Hibbard Wins Four More Years
by Carl Wagenfohr
Photo by Carl Wagenfohr
CLEARWATER - Clearwater's voters endorsed Mayor Frank Hibbard on Tuesday, reelecting him by a margin of 5,303 votes over his opponent, former Mayor Rita Garvey. Hibbard received 15,504 votes to Garvey's 10,201, winning by 60.32-percent to 39.68-percent.
Hibbard had praise for his challenger. "I appreciate anyone who has ever served in public office. I appreciate her volunteerism at the library and her past efforts as mayor and commissioner. I'm pleased with the fact that we had a very upbeat positive campaign that was issue based," he said of Garvey.
Moving Clearwater's municipal election to coincide with the Presidential Primaries more than doubled voter participation; 25,705 votes were cast in this year's mayoral election versus only 11,243 in the 2007 City Council election in which Paul Gibson defeated Norma Carlough.
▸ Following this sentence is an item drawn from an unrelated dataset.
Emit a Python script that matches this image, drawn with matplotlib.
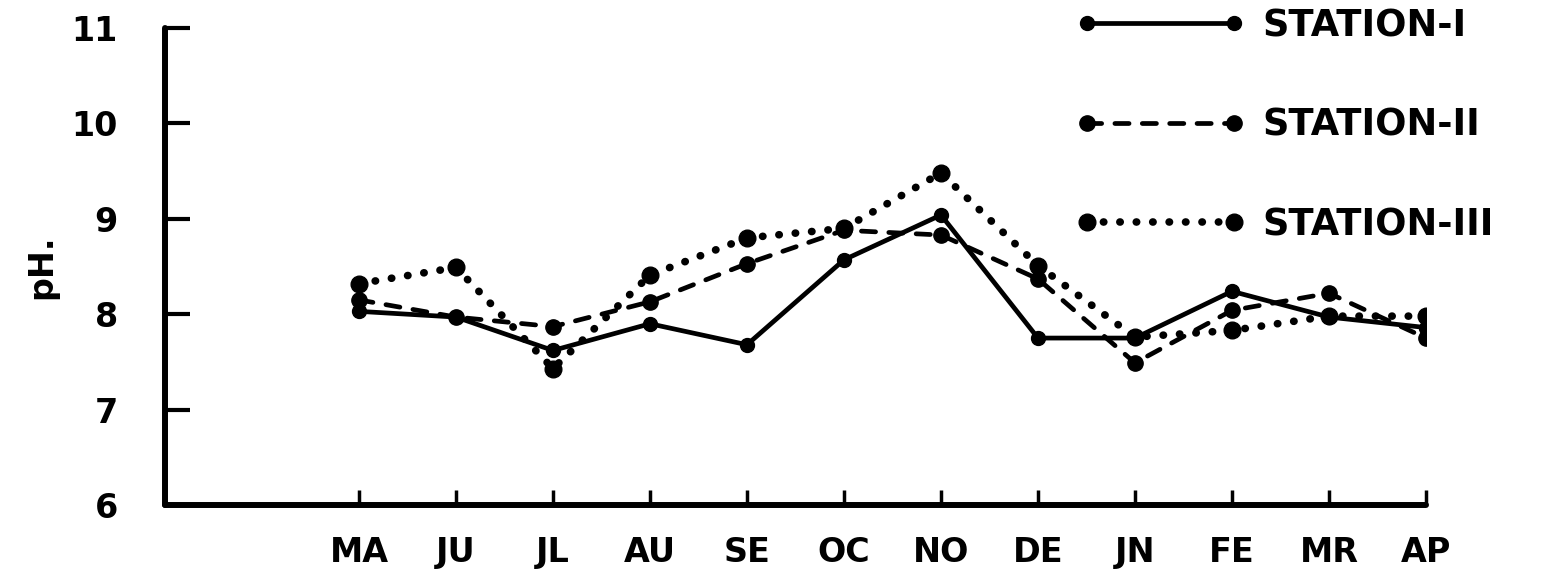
import matplotlib
matplotlib.use("Agg")
import matplotlib.pyplot as plt
from matplotlib.lines import Line2D

months = ["MA", "JU", "JL", "AU", "SE", "OC", "NO", "DE", "JN", "FE", "MR", "AP"]
month_pos = [2, 3, 4, 5, 6, 7, 8, 9, 10, 11, 12, 13]
station_1 = [8.03, 7.97, 7.62, 7.90, 7.68, 8.57, 9.04, 7.75, 7.75, 8.24, 7.97, 7.86]
station_2 = [8.15, 7.97, 7.87, 8.13, 8.53, 8.88, 8.83, 8.37, 7.49, 8.04, 8.22, 7.75]
station_3 = [8.32, 8.49, 7.43, 8.41, 8.80, 8.90, 9.48, 8.51, 7.76, 7.83, 7.98, 7.98]
labels = ["STATION-I", "STATION-II", "STATION-III"]
y_ticks = [6, 7, 8, 9, 10, 11]

plt.rcParams['font.family'] = ['DejaVu Sans']
fig = plt.figure(figsize=(15.52, 5.79), dpi=100)
ax = fig.add_axes([0.1063, 0.1278, 0.8125, 0.8238])

lw = 3.4
ms = 10
dash = (0, (3, 2.8))
dot = (0, (0.05, 2.1))
ax.plot(month_pos, station_1, color='black', lw=lw, linestyle='-',
        marker='o', ms=ms, solid_capstyle='round', zorder=3)
ax.plot(month_pos, station_2, color='black', lw=lw, linestyle=dash,
        marker='o', ms=ms + 1, dash_capstyle='round', zorder=3)
ax.plot(month_pos, station_3, color='black', lw=5.5, linestyle=dot,
        marker='o', ms=ms + 2, dash_capstyle='round', zorder=3)

ax.set_xlim(0, 13)
ax.set_ylim(6, 11)
ax.set_xticks(month_pos)
ax.set_xticklabels(months)
ax.set_yticks(y_ticks)
ax.set_yticklabels([str(v) for v in y_ticks])

for s in ['top', 'right']:
    ax.spines[s].set_visible(False)
for s in ['left', 'bottom']:
    ax.spines[s].set_linewidth(4.3)
    ax.spines[s].set_capstyle('round')

ax.tick_params(axis='y', direction='in', length=18, width=3, pad=34,
               labelsize=24)
ax.tick_params(axis='x', direction='in', length=11, width=2.5, pad=22,
               labelsize=24)
for t in ax.get_xticklabels() + ax.get_yticklabels():
    t.set_fontweight('bold')

ax.set_ylabel("pH.", fontsize=24, fontweight='bold')
ax.yaxis.set_label_coords(-0.085, 0.5)

handles = [
    Line2D([0], [0], color='black', lw=lw, linestyle='-', marker='o', ms=ms),
    Line2D([0], [0], color='black', lw=lw, linestyle=dash, marker='o', ms=ms + 1,
           dash_capstyle='round'),
    Line2D([0], [0], color='black', lw=5.5, linestyle=dot, marker='o',
           ms=ms + 2, dash_capstyle='round'),
]
leg = fig.legend(handles, labels, loc='upper left', bbox_to_anchor=(0.672, 1.045),
                 numpoints=2, handlelength=4.6, handletextpad=0.45,
                 labelspacing=1.7, frameon=False,
                 prop={'size': 26.5, 'weight': 'bold'})

fig.savefig("out.png", dpi=100)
Also on the ballot was a Clearwater Charter amendment that would extend the term of the city's elected officials from three years to four. Before all the results were counted, the outcome of that referendum was in doubt. Asked if he was looking forward to four years or three, Hibbard said, "I'm looking forward to whatever the citizens give me." That referendum ultimately passed by the narrow margin of 1,385 of the 25,315 votes cast.
One of the challenges Hibbard must face early in his second term is a continuation of the cost-cutting effort that the City Council undertook in 2007. While the outcome of the State-wide Amendment 1 tax reform measure was unknown on Tuesday evening, Hibbard implied that more city budget cutting was inevitable.
"We knew whether Amendment 1 passed tonight or we got some other iteration of it in the coming months that we were going to have to make additional cuts. The one thing that's important to me is making certain that we do it with the entire community engaged and that the cuts are equitable across the board," Hibbard said.
A combination of Amendment 1 having passed and a potential flattening or reduction in the taxable value of Clearwater properties will make the city's belt-tightening exercise difficult.
Budget Director Tina Wilson had been forecasting a $2.7-million reduction in 2008 city revenue if Amendment 1 passed. But if taxable value remains flat versus an assumed 3-percent increase, the deficit could mushroom to $4.2-million according to a what-if analysis she prepared last year.
In addition to passing the Charter Amendment referendum on extending the term of elected office to four years, Clearwater's voters approved several referenda, including donating property for workforce housing, granting of easements for underground utilities at Coachman Park, modifying election canvassing board membership, and eliminating a referendum requirement for city-issued revenue bonds exceeding $1-million.
City voters defeated a proposed Charter Amendment that would extend the interval between Charter Review Advisory Committee panels from five years to eight.